Kate Nash
Lincoln Hall; Mon 3

Pity the fool critic who attributes Kate Nash’s makeover to her greasy rocker boyfriend, Ryan Jarman of the Cribs. Sure, some of his T-shirt stains might have rubbed off on Nash’s rougher sophomore sound, but the 22-year-old’s new and deeply personal My Best Friend Is You sounds like catharsis.
The Londoner’s teenage debut, Made of Bricks, spawned a hit single (“Foundations”) and a Brit Award for Best Female Artist, but the songwriter was made of frailer stuff. Worn out from a relentless touring schedule, the then-19-year-old turned to booze. Finally, in Germany, Nash found herself in her pj’s, vomiting against a tree outside a festival at which she was appearing. Best Friend, then, works as a reality check, a recentering, an apology and a confessional.

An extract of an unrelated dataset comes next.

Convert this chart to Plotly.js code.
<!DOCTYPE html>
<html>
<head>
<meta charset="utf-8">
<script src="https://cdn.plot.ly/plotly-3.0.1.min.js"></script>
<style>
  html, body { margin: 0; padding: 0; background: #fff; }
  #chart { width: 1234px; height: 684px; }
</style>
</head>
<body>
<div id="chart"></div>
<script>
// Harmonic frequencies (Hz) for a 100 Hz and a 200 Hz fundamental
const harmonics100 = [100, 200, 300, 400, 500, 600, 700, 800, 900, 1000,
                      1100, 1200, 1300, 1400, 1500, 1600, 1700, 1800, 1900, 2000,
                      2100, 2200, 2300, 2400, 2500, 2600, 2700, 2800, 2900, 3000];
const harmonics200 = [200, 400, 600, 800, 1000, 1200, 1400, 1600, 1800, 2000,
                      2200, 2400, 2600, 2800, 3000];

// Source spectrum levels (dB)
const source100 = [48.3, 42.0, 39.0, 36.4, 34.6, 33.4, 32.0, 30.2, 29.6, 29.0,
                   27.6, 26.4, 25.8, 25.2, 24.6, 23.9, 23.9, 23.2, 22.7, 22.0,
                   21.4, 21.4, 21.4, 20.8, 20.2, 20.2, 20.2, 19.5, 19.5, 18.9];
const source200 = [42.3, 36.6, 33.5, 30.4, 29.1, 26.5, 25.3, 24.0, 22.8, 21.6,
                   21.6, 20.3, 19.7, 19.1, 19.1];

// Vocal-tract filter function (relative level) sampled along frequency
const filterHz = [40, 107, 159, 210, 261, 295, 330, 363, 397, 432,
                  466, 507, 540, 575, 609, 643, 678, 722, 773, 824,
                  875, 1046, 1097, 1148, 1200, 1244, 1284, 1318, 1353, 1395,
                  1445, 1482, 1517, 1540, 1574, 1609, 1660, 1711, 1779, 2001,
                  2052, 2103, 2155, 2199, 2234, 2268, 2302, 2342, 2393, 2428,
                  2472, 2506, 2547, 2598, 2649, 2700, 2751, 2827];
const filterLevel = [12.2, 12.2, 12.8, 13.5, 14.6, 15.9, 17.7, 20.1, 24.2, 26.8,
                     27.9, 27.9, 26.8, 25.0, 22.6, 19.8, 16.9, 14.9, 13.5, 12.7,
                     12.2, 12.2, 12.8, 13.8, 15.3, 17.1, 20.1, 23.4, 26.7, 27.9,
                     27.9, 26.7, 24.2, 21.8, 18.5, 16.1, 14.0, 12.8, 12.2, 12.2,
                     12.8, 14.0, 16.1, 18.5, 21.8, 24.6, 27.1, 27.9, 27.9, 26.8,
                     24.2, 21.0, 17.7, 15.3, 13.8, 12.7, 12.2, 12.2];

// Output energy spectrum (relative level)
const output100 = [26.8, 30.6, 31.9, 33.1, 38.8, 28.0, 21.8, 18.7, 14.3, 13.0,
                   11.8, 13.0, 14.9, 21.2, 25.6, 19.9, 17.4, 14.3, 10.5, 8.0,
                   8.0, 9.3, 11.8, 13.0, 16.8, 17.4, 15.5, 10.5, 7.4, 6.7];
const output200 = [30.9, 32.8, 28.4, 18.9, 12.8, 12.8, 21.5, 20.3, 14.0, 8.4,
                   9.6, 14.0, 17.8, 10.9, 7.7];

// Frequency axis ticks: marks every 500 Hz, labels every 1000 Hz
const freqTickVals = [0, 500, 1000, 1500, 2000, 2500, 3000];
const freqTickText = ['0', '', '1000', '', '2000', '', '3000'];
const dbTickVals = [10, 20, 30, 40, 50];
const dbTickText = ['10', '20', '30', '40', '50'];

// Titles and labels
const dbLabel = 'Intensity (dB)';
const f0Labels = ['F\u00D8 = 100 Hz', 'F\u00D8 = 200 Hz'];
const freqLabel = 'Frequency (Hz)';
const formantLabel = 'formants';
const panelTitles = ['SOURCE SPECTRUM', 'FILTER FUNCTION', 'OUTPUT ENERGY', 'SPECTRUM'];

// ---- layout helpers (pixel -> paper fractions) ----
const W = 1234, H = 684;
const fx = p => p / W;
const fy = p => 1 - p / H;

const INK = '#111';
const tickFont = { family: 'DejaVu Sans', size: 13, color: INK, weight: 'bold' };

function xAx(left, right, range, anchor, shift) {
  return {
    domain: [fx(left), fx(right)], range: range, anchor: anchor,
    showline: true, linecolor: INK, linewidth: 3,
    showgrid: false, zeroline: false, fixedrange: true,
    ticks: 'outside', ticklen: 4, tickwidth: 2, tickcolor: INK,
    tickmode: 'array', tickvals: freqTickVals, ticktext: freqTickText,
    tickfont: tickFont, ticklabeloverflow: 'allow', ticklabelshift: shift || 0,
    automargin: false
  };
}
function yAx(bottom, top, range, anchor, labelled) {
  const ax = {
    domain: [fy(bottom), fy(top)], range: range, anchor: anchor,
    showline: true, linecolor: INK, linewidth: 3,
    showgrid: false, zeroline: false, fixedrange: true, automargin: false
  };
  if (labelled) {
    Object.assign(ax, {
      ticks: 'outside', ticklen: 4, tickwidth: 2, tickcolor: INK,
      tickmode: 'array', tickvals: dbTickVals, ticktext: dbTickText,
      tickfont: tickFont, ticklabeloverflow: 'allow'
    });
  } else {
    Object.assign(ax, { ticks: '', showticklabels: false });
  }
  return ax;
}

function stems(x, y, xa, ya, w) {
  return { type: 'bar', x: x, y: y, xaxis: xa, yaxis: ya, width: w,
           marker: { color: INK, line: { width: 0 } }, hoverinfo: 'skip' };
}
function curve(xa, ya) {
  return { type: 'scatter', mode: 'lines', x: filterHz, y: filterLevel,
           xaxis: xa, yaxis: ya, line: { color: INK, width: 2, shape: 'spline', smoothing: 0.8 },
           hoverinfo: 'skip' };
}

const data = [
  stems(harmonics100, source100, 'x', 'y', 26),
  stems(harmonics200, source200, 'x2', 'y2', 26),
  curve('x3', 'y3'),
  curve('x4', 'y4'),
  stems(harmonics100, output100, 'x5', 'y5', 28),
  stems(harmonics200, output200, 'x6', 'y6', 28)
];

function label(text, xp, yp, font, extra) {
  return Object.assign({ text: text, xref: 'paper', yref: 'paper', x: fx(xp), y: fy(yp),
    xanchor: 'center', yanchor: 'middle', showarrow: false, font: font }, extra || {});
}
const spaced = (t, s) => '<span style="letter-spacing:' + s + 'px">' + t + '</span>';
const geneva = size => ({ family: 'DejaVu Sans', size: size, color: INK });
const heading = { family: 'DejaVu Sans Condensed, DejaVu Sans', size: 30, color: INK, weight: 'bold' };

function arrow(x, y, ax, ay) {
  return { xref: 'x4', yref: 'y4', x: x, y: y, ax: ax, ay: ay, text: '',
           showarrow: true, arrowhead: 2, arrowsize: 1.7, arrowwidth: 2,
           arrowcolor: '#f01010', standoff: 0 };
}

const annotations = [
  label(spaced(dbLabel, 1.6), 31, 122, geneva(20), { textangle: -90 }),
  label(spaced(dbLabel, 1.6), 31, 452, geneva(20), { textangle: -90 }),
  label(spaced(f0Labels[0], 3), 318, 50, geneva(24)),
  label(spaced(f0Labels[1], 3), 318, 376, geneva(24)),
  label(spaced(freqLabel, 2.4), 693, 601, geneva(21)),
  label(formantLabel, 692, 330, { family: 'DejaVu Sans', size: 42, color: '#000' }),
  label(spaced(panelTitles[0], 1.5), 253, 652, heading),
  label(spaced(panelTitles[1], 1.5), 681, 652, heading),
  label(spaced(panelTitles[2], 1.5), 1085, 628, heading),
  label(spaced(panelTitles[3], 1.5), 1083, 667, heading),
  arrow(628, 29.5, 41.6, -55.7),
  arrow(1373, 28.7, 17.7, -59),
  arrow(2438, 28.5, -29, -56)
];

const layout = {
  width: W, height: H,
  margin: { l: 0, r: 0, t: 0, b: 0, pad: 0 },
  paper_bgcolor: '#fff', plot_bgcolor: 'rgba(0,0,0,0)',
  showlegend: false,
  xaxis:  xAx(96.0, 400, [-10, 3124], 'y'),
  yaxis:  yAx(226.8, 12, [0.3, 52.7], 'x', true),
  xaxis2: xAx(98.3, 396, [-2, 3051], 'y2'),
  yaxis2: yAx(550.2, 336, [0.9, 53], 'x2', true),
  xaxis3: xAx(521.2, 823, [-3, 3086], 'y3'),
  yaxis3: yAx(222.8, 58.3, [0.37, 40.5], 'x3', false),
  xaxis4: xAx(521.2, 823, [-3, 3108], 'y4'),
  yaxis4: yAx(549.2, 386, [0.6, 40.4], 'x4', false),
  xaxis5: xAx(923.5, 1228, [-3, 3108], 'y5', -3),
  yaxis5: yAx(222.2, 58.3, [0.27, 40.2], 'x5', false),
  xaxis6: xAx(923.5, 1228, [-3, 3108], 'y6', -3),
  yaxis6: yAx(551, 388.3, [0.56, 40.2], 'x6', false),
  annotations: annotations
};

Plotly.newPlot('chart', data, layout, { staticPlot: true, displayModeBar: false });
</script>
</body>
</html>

With images of both Bikini Kill and the Supremes littering her MySpace page, Nash’s new sound has been labeled grrrl group, a hybrid of ’60s bubblegum and Tobi Vail’s armpits (the feminist punk rocker wore Teen Spirit deodorant, which inspired her boyfriend, Kurt Cobain, to write a little ditty you might have heard).

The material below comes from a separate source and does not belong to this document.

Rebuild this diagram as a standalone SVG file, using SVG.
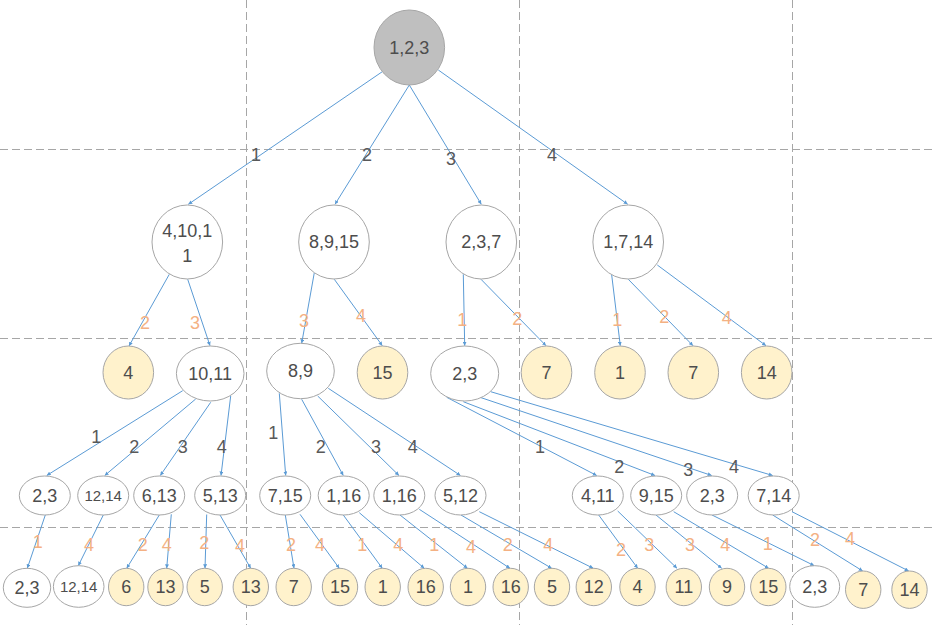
<svg xmlns="http://www.w3.org/2000/svg" width="932" height="625" viewBox="0 0 932 625">
<style>
.grid{stroke:#a6a6a6;stroke-width:1;stroke-dasharray:8 4;fill:none}
.e{stroke:#5b9bd5;stroke-width:1;fill:none;marker-end:url(#arr)}
.w{fill:#ffffff;stroke:#a6a6a6;stroke-width:1}
.y{fill:#fff2cc;stroke:#a6a6a6;stroke-width:1}
.r{fill:#bfbfbf;stroke:#a6a6a6;stroke-width:1}
text{font-family:"Liberation Sans",Arial,sans-serif;font-size:18px;fill:#4d4d4d;text-anchor:middle}
.lb{fill:#595959}
.lo{fill:#f4b183}
.sm{font-size:15px}
</style>
<defs>
<marker id="arr" viewBox="0 0 6 6" refX="6" refY="3" markerWidth="4" markerHeight="4" markerUnits="userSpaceOnUse" orient="auto">
<path d="M0,0 L6,3 L0,6 z" fill="#5b9bd5"/>
</marker>
</defs>
<rect width="932" height="625" fill="#ffffff"/>
<g id="grid">
<line class="grid" x1="246.5" y1="0" x2="246.5" y2="625"/>
<line class="grid" x1="519.5" y1="0" x2="519.5" y2="625"/>
<line class="grid" x1="792.5" y1="0" x2="792.5" y2="625"/>
<line class="grid" x1="0" y1="149.5" x2="932" y2="149.5"/>
<line class="grid" x1="0" y1="338.5" x2="932" y2="338.5"/>
<line class="grid" x1="0" y1="527.5" x2="932" y2="527.5"/>
</g>
<g id="connectors">
<line class="e" x1="382.3" y1="71.7" x2="188.3" y2="204.3"/>
<line class="e" x1="409.3" y1="85" x2="335" y2="204.3"/>
<line class="e" x1="409.3" y1="85" x2="481.3" y2="204.3"/>
<line class="e" x1="438.3" y1="70" x2="627.7" y2="204.3"/>
<line class="e" x1="169.3" y1="274.3" x2="129" y2="346"/>
<line class="e" x1="187.7" y1="279.3" x2="210" y2="345.7"/>
<line class="e" x1="314.3" y1="272.7" x2="301.7" y2="343.3"/>
<line class="e" x1="334.3" y1="279.3" x2="382.3" y2="345.7"/>
<line class="e" x1="463.3" y1="274.3" x2="464.7" y2="345.7"/>
<line class="e" x1="481" y1="279.3" x2="546" y2="345.7"/>
<line class="e" x1="611.7" y1="275" x2="620.3" y2="345.7"/>
<line class="e" x1="628.3" y1="279.3" x2="693" y2="345.7"/>
<line class="e" x1="657.3" y1="265" x2="766" y2="345.7"/>
<line class="e" x1="182.7" y1="390.7" x2="46.7" y2="475.5"/>
<line class="e" x1="195.7" y1="399" x2="104.7" y2="475.5"/>
<line class="e" x1="210.7" y1="402.3" x2="160.3" y2="475.5"/>
<line class="e" x1="230.7" y1="396" x2="221" y2="475.5"/>
<line class="e" x1="279.3" y1="393.3" x2="285.7" y2="475.5"/>
<line class="e" x1="301.7" y1="399.3" x2="343.3" y2="475.5"/>
<line class="e" x1="317.7" y1="396" x2="399" y2="475.5"/>
<line class="e" x1="328.3" y1="388.3" x2="460.5" y2="475.5"/>
<line class="e" x1="446.7" y1="397.3" x2="596.7" y2="475.5"/>
<line class="e" x1="463.3" y1="401.7" x2="655" y2="475.5"/>
<line class="e" x1="480" y1="397.3" x2="711.7" y2="475.5"/>
<line class="e" x1="490.7" y1="391.7" x2="772.7" y2="475.5"/>
<line class="e" x1="45.3" y1="515" x2="27.3" y2="568.3"/>
<line class="e" x1="103.3" y1="515" x2="78.3" y2="565.7"/>
<line class="e" x1="159.3" y1="515" x2="126.7" y2="568.3"/>
<line class="e" x1="171.3" y1="514.3" x2="166.7" y2="568.3"/>
<line class="e" x1="206.7" y1="514.5" x2="205" y2="568.3"/>
<line class="e" x1="220" y1="515" x2="250.7" y2="568.3"/>
<line class="e" x1="285.3" y1="515" x2="294" y2="568.3"/>
<line class="e" x1="300" y1="514.3" x2="339.3" y2="568.3"/>
<line class="e" x1="343.3" y1="515" x2="382.3" y2="568.3"/>
<line class="e" x1="359.3" y1="512.7" x2="424.3" y2="568.3"/>
<line class="e" x1="400" y1="515" x2="467.5" y2="568.3"/>
<line class="e" x1="419.3" y1="509.3" x2="510" y2="568.3"/>
<line class="e" x1="461" y1="515" x2="551.7" y2="568.3"/>
<line class="e" x1="479.3" y1="511.7" x2="593.3" y2="568.3"/>
<line class="e" x1="598.7" y1="515" x2="637.7" y2="568.3"/>
<line class="e" x1="617.7" y1="511" x2="677" y2="568.3"/>
<line class="e" x1="656" y1="515" x2="721.7" y2="568.3"/>
<line class="e" x1="673.7" y1="511.7" x2="768.7" y2="568.3"/>
<line class="e" x1="712" y1="515" x2="814.3" y2="565.7"/>
<line class="e" x1="772.7" y1="515" x2="862.7" y2="571"/>
<line class="e" x1="792" y1="511.7" x2="908.7" y2="571"/>
</g>
<g id="edge-labels">
<text class="lb" x="256" y="161">1</text>
<text class="lb" x="367" y="161">2</text>
<text class="lb" x="451" y="165">3</text>
<text class="lb" x="552" y="161">4</text>
<text class="lo" x="145" y="328.5">2</text>
<text class="lo" x="195" y="329">3</text>
<text class="lo" x="304" y="327">3</text>
<text class="lo" x="361" y="322">4</text>
<text class="lo" x="462.3" y="325.5">1</text>
<text class="lo" x="517.3" y="324.5">2</text>
<text class="lo" x="617.3" y="325.5">1</text>
<text class="lo" x="664.3" y="323">2</text>
<text class="lo" x="726.7" y="323.5">4</text>
<text class="lb" x="96.3" y="443">1</text>
<text class="lb" x="134.3" y="453">2</text>
<text class="lb" x="182.7" y="453">3</text>
<text class="lb" x="221.7" y="453">4</text>
<text class="lb" x="273.3" y="439">1</text>
<text class="lb" x="320.7" y="453">2</text>
<text class="lb" x="376" y="453">3</text>
<text class="lb" x="412.7" y="453">4</text>
<text class="lb" x="540" y="453">1</text>
<text class="lb" x="619.3" y="473">2</text>
<text class="lb" x="688.3" y="476">3</text>
<text class="lb" x="734" y="473">4</text>
<text class="lo" x="37.7" y="548">1</text>
<text class="lo" x="89" y="551">4</text>
<text class="lo" x="142.7" y="551">2</text>
<text class="lo" x="166.7" y="551">4</text>
<text class="lo" x="204.3" y="549">2</text>
<text class="lo" x="240" y="552">4</text>
<text class="lo" x="291" y="551">2</text>
<text class="lo" x="320" y="551">4</text>
<text class="lo" x="362.3" y="551">1</text>
<text class="lo" x="398.3" y="551">4</text>
<text class="lo" x="434.3" y="551">1</text>
<text class="lo" x="471" y="553">4</text>
<text class="lo" x="507.7" y="551">2</text>
<text class="lo" x="548.3" y="551">4</text>
<text class="lo" x="621" y="556">2</text>
<text class="lo" x="649.3" y="551">3</text>
<text class="lo" x="690" y="551">3</text>
<text class="lo" x="725.3" y="551">4</text>
<text class="lo" x="767.7" y="549.5">1</text>
<text class="lo" x="815" y="546">2</text>
<text class="lo" x="850" y="544.5">4</text>
</g>
<g id="n-root"><ellipse class="r" cx="409.3" cy="47.5" rx="35.3" ry="37.5"/><text x="409.3" y="54">1,2,3</text></g>
<g id="n-4-10-11"><ellipse class="w" cx="187.3" cy="242" rx="35.3" ry="37"/><text x="187.3" y="236.5">4,10,1</text><text x="187.3" y="261.5">1</text></g>
<g id="n-8-9-15"><ellipse class="w" cx="334" cy="242" rx="35.3" ry="37"/><text x="334" y="248.3">8,9,15</text></g>
<g id="n-2-3-7"><ellipse class="w" cx="481.3" cy="242" rx="35.3" ry="37"/><text x="481.3" y="248.3">2,3,7</text></g>
<g id="n-1-7-14"><ellipse class="w" cx="628.2" cy="242" rx="35.3" ry="37"/><text x="628.2" y="248.3">1,7,14</text></g>
<g id="n-l2-4"><ellipse class="y" cx="128.3" cy="372.5" rx="25.3" ry="26.5"/><text x="128.3" y="378.8">4</text></g>
<g id="n-l2-10-11"><ellipse class="w" cx="210.2" cy="373.5" rx="33.8" ry="27.5"/><text x="210.2" y="379.8">10,11</text></g>
<g id="n-l2-8-9"><ellipse class="w" cx="300.5" cy="371" rx="33.8" ry="27.7"/><text x="300.5" y="377.3">8,9</text></g>
<g id="n-l2-15"><ellipse class="y" cx="382.5" cy="372.5" rx="25.3" ry="26.5"/><text x="382.5" y="378.8">15</text></g>
<g id="n-l2-2-3"><ellipse class="w" cx="464.7" cy="373.5" rx="34" ry="27.5"/><text x="464.7" y="379.8">2,3</text></g>
<g id="n-l2-7a"><ellipse class="y" cx="546.5" cy="372.5" rx="25.3" ry="26.5"/><text x="546.5" y="378.8">7</text></g>
<g id="n-l2-1"><ellipse class="y" cx="620" cy="372.5" rx="25.3" ry="26.5"/><text x="620" y="378.8">1</text></g>
<g id="n-l2-7b"><ellipse class="y" cx="693.3" cy="372.5" rx="25.3" ry="26.5"/><text x="693.3" y="378.8">7</text></g>
<g id="n-l2-14"><ellipse class="y" cx="766.7" cy="372.5" rx="25.3" ry="26.5"/><text x="766.7" y="378.8">14</text></g>
<g id="n-l3-2-3a"><ellipse class="w" cx="44.8" cy="495.5" rx="25.5" ry="19.5"/><text x="44.8" y="501.8">2,3</text></g>
<g id="n-l3-12-14"><ellipse class="w" cx="103.2" cy="495.5" rx="25.5" ry="19.5"/><text class="sm" x="103.2" y="500.8">12,14</text></g>
<g id="n-l3-6-13"><ellipse class="w" cx="159.2" cy="495.5" rx="25.5" ry="19.5"/><text x="159.2" y="501.8">6,13</text></g>
<g id="n-l3-5-13"><ellipse class="w" cx="220.2" cy="495.5" rx="25.5" ry="19.5"/><text x="220.2" y="501.8">5,13</text></g>
<g id="n-l3-7-15"><ellipse class="w" cx="285.2" cy="495.5" rx="25.5" ry="19.5"/><text x="285.2" y="501.8">7,15</text></g>
<g id="n-l3-1-16a"><ellipse class="w" cx="343.7" cy="495.5" rx="25.5" ry="19.5"/><text x="343.7" y="501.8">1,16</text></g>
<g id="n-l3-1-16b"><ellipse class="w" cx="399.3" cy="495.5" rx="25.5" ry="19.5"/><text x="399.3" y="501.8">1,16</text></g>
<g id="n-l3-5-12"><ellipse class="w" cx="460.5" cy="495.5" rx="25.5" ry="19.5"/><text x="460.5" y="501.8">5,12</text></g>
<g id="n-l3-4-11"><ellipse class="w" cx="597.8" cy="495.5" rx="25.5" ry="19.5"/><text x="597.8" y="501.8">4,11</text></g>
<g id="n-l3-9-15"><ellipse class="w" cx="656.2" cy="495.5" rx="25.5" ry="19.5"/><text x="656.2" y="501.8">9,15</text></g>
<g id="n-l3-2-3b"><ellipse class="w" cx="712.2" cy="495.5" rx="25.5" ry="19.5"/><text x="712.2" y="501.8">2,3</text></g>
<g id="n-l3-7-14"><ellipse class="w" cx="773.7" cy="495.5" rx="25.5" ry="19.5"/><text x="773.7" y="501.8">7,14</text></g>
<g id="n-l4-2-3a"><ellipse class="w" cx="27" cy="587.8" rx="23.7" ry="19.5"/><text x="27" y="594">2,3</text></g>
<g id="n-l4-12-14"><ellipse class="w" cx="78.7" cy="586.5" rx="25.3" ry="20.8"/><text class="sm" x="78.7" y="591.8">12,14</text></g>
<g id="n-l4-6"><ellipse class="y" cx="126.2" cy="587" rx="17.7" ry="18.7"/><text x="126.2" y="593.3">6</text></g>
<g id="n-l4-13a"><ellipse class="y" cx="165.5" cy="587" rx="17.7" ry="18.7"/><text x="165.5" y="593.3">13</text></g>
<g id="n-l4-5a"><ellipse class="y" cx="204.7" cy="587" rx="17.7" ry="18.7"/><text x="204.7" y="593.3">5</text></g>
<g id="n-l4-13b"><ellipse class="y" cx="250.8" cy="587" rx="17.7" ry="18.7"/><text x="250.8" y="593.3">13</text></g>
<g id="n-l4-7a"><ellipse class="y" cx="293.7" cy="587" rx="17.7" ry="18.7"/><text x="293.7" y="593.3">7</text></g>
<g id="n-l4-15a"><ellipse class="y" cx="340" cy="587" rx="17.7" ry="18.7"/><text x="340" y="593.3">15</text></g>
<g id="n-l4-1a"><ellipse class="y" cx="382.7" cy="587" rx="17.7" ry="18.7"/><text x="382.7" y="593.3">1</text></g>
<g id="n-l4-16a"><ellipse class="y" cx="425.7" cy="587" rx="17.7" ry="18.7"/><text x="425.7" y="593.3">16</text></g>
<g id="n-l4-1b"><ellipse class="y" cx="468" cy="587" rx="17.7" ry="18.7"/><text x="468" y="593.3">1</text></g>
<g id="n-l4-16b"><ellipse class="y" cx="510.7" cy="587" rx="17.7" ry="18.7"/><text x="510.7" y="593.3">16</text></g>
<g id="n-l4-5b"><ellipse class="y" cx="552" cy="587" rx="17.7" ry="18.7"/><text x="552" y="593.3">5</text></g>
<g id="n-l4-12"><ellipse class="y" cx="593.8" cy="587" rx="17.7" ry="18.7"/><text x="593.8" y="593.3">12</text></g>
<g id="n-l4-4"><ellipse class="y" cx="637.5" cy="587" rx="17.7" ry="18.7"/><text x="637.5" y="593.3">4</text></g>
<g id="n-l4-11"><ellipse class="y" cx="683.8" cy="587" rx="17.7" ry="18.7"/><text x="683.8" y="593.3">11</text></g>
<g id="n-l4-9"><ellipse class="y" cx="727" cy="587" rx="17.7" ry="18.7"/><text x="727" y="593.3">9</text></g>
<g id="n-l4-15b"><ellipse class="y" cx="768.3" cy="587" rx="17.7" ry="18.7"/><text x="768.3" y="593.3">15</text></g>
<g id="n-l4-2-3b"><ellipse class="w" cx="814.7" cy="586.5" rx="25" ry="20.8"/><text x="814.7" y="592.8">2,3</text></g>
<g id="n-l4-7b"><ellipse class="y" cx="863.2" cy="589.7" rx="17.7" ry="18.7"/><text x="863.2" y="596">7</text></g>
<g id="n-l4-14"><ellipse class="y" cx="909.5" cy="589.7" rx="17.7" ry="18.7"/><text x="909.5" y="596">14</text></g>
</svg>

The first taste of this new record, “I Just Love You More,” with its Sonic Youth guitars and screams, is a bit of a blood-red herring. The album, produced by Bernard Butler (Duffy), mostly shuffles along to handclaps and “Be My Baby” drums, as Nash’s chirpy voice flits along with lyrical bite. But all the upbeat retro-pop (“Kiss That Grrrl” and “Do-Wah-Doo” are adorable) likely will be overshadowed by the handful of experimental tracks. On “Mansion Song,” over a crackling opera recording, Nash snaps, “I can get fucked like the best of men.” A manic spoken-word rant (“Not being able to articulate what I want to say drives me crazy”) spills out over a string section in “Don’t You Want to Share the Guilt?” Some might label it embarrassing, but she’s baring herself and her diary scribblings. How terrible would it be if being real were career suicide?